▶ WHAT THE TASK ASKS
Print only the lines from the top of the data through the line with "from matplotlib.ticker import FuncFormatter", both included, skipping every picture.

-.-.-

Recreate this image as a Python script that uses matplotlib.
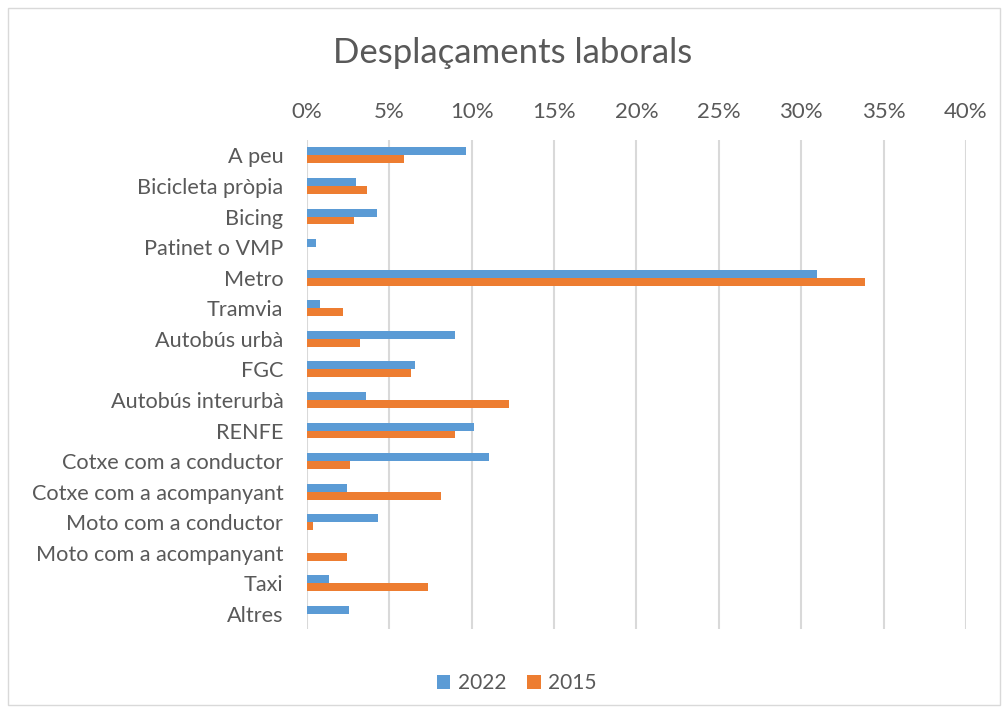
import matplotlib.pyplot as plt
import numpy as np
from matplotlib.patches import Rectangle
from matplotlib.ticker import FuncFormatter

categories = ["A peu", "Bicicleta pròpia", "Bicing", "Patinet o VMP", "Metro", "Tramvia",
              "Autobús urbà", "FGC", "Autobús interurbà", "RENFE", "Cotxe com a conductor",
              "Cotxe com a acompanyant", "Moto com a conductor", "Moto com a acompanyant",
              "Taxi", "Altres"]
val_2022 = [9.65, 2.97, 4.25, 0.58, 30.97, 0.78, 8.96, 6.57, 3.58, 10.14, 11.05,
            2.45, 4.31, 0.0, 1.33, 2.55]
val_2015 = [5.90, 3.67, 2.85, 0.0, 33.87, 2.22, 3.24, 6.30, 12.27, 8.96, 2.63,
            8.15, 0.38, 2.45, 7.34, 0.0]

plt.rcParams['font.family'] = ['Lato', 'DejaVu Sans']
txt = '#595959'

fig = plt.figure(figsize=(10.03, 7.10), dpi=100)
fig.patches.append(Rectangle((0.008, 0.007), 0.989, 0.982, transform=fig.transFigure,
                             fill=False, edgecolor='#d9d9d9', linewidth=1))
ax = fig.add_axes([0.306, 0.1137, 0.657, 0.689])

y = np.arange(len(categories))
h = 0.26
ax.barh(y - h / 2, val_2022, height=h, color='#5B9BD5', label='2022', zorder=3)
ax.barh(y + h / 2, val_2015, height=h, color='#ED7D31', label='2015', zorder=3)

ax.set_ylim(len(categories) - 0.5, -0.5)
ax.set_xlim(0, 40)
ax.set_xticks(np.arange(0, 41, 5))
ax.xaxis.set_major_formatter(FuncFormatter(lambda v, p: f"{v:.0f}%"))
ax.xaxis.tick_top()
ax.set_yticks(y)
ax.set_yticklabels(categories)
ax.tick_params(axis='both', length=0, colors=txt)
ax.tick_params(axis='x', pad=13, labelsize=16)
ax.tick_params(axis='y', pad=17, labelsize=15.6)
ax.grid(axis='x', color='#d9d9d9', linewidth=1.5, zorder=0)
for s in ax.spines.values():
    s.set_visible(False)

fig.text(0.511, 0.926, "Desplaçaments laborals", ha='center', va='center',
         fontsize=25, color=txt)
fig.legend(loc='center', bbox_to_anchor=(0.515, 0.038), ncol=2, frameon=False,
           fontsize=15, labelcolor=txt, handlelength=0.65, handleheight=0.65,
           handletextpad=0.35, columnspacing=1.0)

plt.savefig('out.png', dpi=100)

-.-.-

▶ TASK RESPONSE
Recreate this image as a Python script that uses matplotlib.
import matplotlib.pyplot as plt
import numpy as np
from matplotlib.patches import Rectangle
from matplotlib.ticker import FuncFormatter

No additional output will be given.